» Aim of the task
Exclude images, then output the remaining data verbatim.
********
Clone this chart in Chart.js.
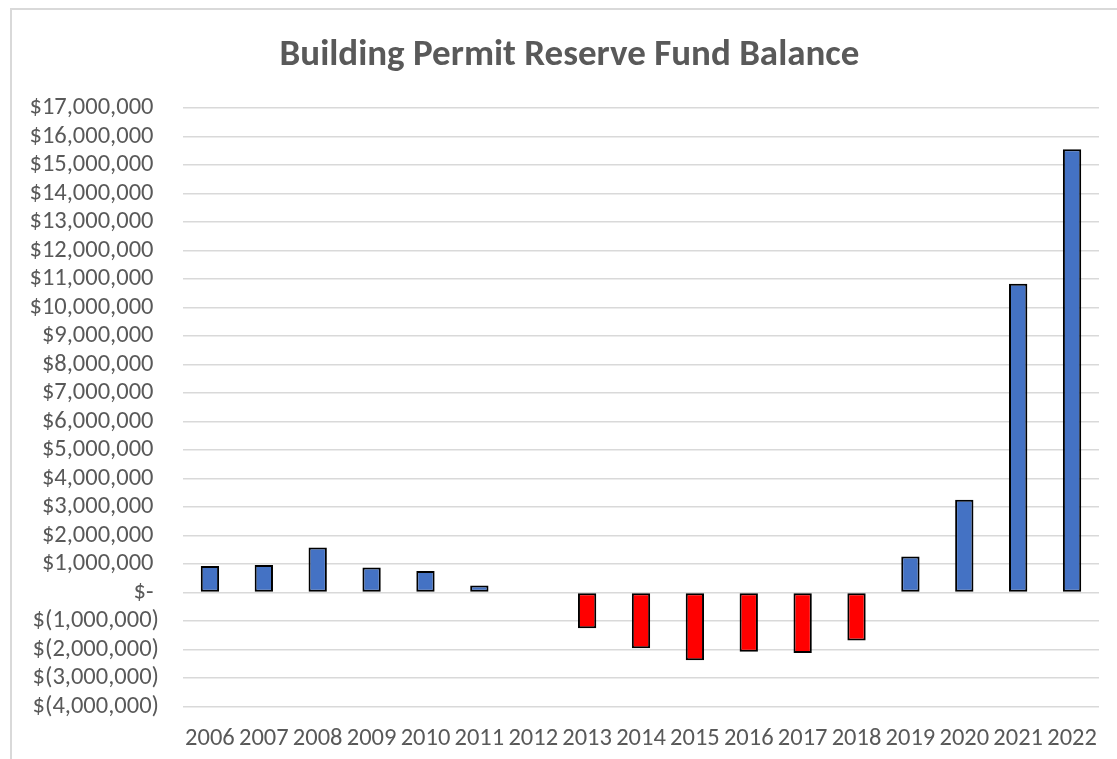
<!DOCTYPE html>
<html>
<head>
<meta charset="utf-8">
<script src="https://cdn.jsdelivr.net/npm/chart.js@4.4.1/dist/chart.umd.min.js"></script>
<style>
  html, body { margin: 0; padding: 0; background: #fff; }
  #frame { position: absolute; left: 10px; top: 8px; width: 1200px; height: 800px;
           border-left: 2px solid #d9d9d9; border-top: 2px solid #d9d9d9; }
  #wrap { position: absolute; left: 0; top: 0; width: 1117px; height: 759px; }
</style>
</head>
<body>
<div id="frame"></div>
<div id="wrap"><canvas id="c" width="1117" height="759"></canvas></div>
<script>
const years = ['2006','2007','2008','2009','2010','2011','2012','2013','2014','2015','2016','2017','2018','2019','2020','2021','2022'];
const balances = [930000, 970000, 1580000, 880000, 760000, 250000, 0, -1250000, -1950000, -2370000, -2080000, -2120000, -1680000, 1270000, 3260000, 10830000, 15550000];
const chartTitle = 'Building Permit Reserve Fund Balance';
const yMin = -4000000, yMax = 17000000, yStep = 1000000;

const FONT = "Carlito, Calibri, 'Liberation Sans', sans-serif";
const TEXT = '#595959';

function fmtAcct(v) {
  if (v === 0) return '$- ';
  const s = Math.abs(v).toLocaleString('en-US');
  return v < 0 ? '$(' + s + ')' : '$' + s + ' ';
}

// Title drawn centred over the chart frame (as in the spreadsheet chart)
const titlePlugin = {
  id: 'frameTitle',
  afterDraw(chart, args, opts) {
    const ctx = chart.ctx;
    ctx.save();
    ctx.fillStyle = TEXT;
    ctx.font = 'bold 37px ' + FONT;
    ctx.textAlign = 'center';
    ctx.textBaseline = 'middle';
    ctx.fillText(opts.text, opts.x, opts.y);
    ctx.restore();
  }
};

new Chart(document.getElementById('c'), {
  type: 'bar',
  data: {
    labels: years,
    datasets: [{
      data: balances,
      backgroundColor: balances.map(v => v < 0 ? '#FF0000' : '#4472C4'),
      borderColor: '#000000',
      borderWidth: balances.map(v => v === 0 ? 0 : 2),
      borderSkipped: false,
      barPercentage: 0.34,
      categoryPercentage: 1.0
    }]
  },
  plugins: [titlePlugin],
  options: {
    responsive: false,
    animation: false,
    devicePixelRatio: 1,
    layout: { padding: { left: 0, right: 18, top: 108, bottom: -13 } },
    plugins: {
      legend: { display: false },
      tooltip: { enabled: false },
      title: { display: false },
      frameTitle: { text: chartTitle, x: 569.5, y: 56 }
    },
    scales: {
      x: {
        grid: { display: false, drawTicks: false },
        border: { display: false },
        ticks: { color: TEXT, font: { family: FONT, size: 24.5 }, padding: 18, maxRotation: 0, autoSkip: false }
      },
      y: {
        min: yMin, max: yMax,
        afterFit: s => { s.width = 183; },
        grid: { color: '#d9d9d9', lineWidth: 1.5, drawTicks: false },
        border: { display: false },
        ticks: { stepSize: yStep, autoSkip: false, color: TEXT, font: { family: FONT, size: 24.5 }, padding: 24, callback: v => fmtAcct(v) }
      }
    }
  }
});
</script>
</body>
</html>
********
» Task answer
Clone this chart in Chart.js.
<!DOCTYPE html>
<html>
<head>
<meta charset="utf-8">
<script src="https://cdn.jsdelivr.net/npm/chart.js@4.4.1/dist/chart.umd.min.js"></script>
<style>
  html, body { margin: 0; padding: 0; background: #fff; }
  #frame { position: absolute; left: 10px; top: 8px; width: 1200px; height: 800px;
           border-left: 2px solid #d9d9d9; border-top: 2px solid #d9d9d9; }
  #wrap { position: absolute; left: 0; top: 0; width: 1117px; height: 759px; }
</style>
</head>
<body>
<div id="frame"></div>
<div id="wrap"><canvas id="c" width="1117" height="759"></canvas></div>
<script>
const years = ['2006','2007','2008','2009','2010','2011','2012','2013','2014','2015','2016','2017','2018','2019','2020','2021','2022'];
const balances = [930000, 970000, 1580000, 880000, 760000, 250000, 0, -1250000, -1950000, -2370000, -2080000, -2120000, -1680000, 1270000, 3260000, 10830000, 15550000];
const chartTitle = 'Building Permit Reserve Fund Balance';
const yMin = -4000000, yMax = 17000000, yStep = 1000000;

const FONT = "Carlito, Calibri, 'Liberation Sans', sans-serif";
const TEXT = '#595959';

function fmtAcct(v) {
  if (v === 0) return '$- ';
  const s = Math.abs(v).toLocaleString('en-US');
  return v < 0 ? '$(' + s + ')' : '$' + s + ' ';
}

// Title drawn centred over the chart frame (as in the spreadsheet chart)
const titlePlugin = {
  id: 'frameTitle',
  afterDraw(chart, args, opts) {
    const ctx = chart.ctx;
    ctx.save();
    ctx.fillStyle = TEXT;
    ctx.font = 'bold 37px ' + FONT;
    ctx.textAlign = 'center';
    ctx.textBaseline = 'middle';
    ctx.fillText(opts.text, opts.x, opts.y);
    ctx.restore();
  }
};

new Chart(document.getElementById('c'), {
  type: 'bar',
  data: {
    labels: years,
    datasets: [{
      data: balances,
      backgroundColor: balances.map(v => v < 0 ? '#FF0000' : '#4472C4'),
      borderColor: '#000000',
      borderWidth: balances.map(v => v === 0 ? 0 : 2),
      borderSkipped: false,
      barPercentage: 0.34,
      categoryPercentage: 1.0
    }]
  },
  plugins: [titlePlugin],
  options: {
    responsive: false,
    animation: false,
    devicePixelRatio: 1,
    layout: { padding: { left: 0, right: 18, top: 108, bottom: -13 } },
    plugins: {
      legend: { display: false },
      tooltip: { enabled: false },
      title: { display: false },
      frameTitle: { text: chartTitle, x: 569.5, y: 56 }
    },
    scales: {
      x: {
        grid: { display: false, drawTicks: false },
        border: { display: false },
        ticks: { color: TEXT, font: { family: FONT, size: 24.5 }, padding: 18, maxRotation: 0, autoSkip: false }
      },
      y: {
        min: yMin, max: yMax,
        afterFit: s => { s.width = 183; },
        grid: { color: '#d9d9d9', lineWidth: 1.5, drawTicks: false },
        border: { display: false },
        ticks: { stepSize: yStep, autoSkip: false, color: TEXT, font: { family: FONT, size: 24.5 }, padding: 24, callback: v => fmtAcct(v) }
      }
    }
  }
});
</script>
</body>
</html>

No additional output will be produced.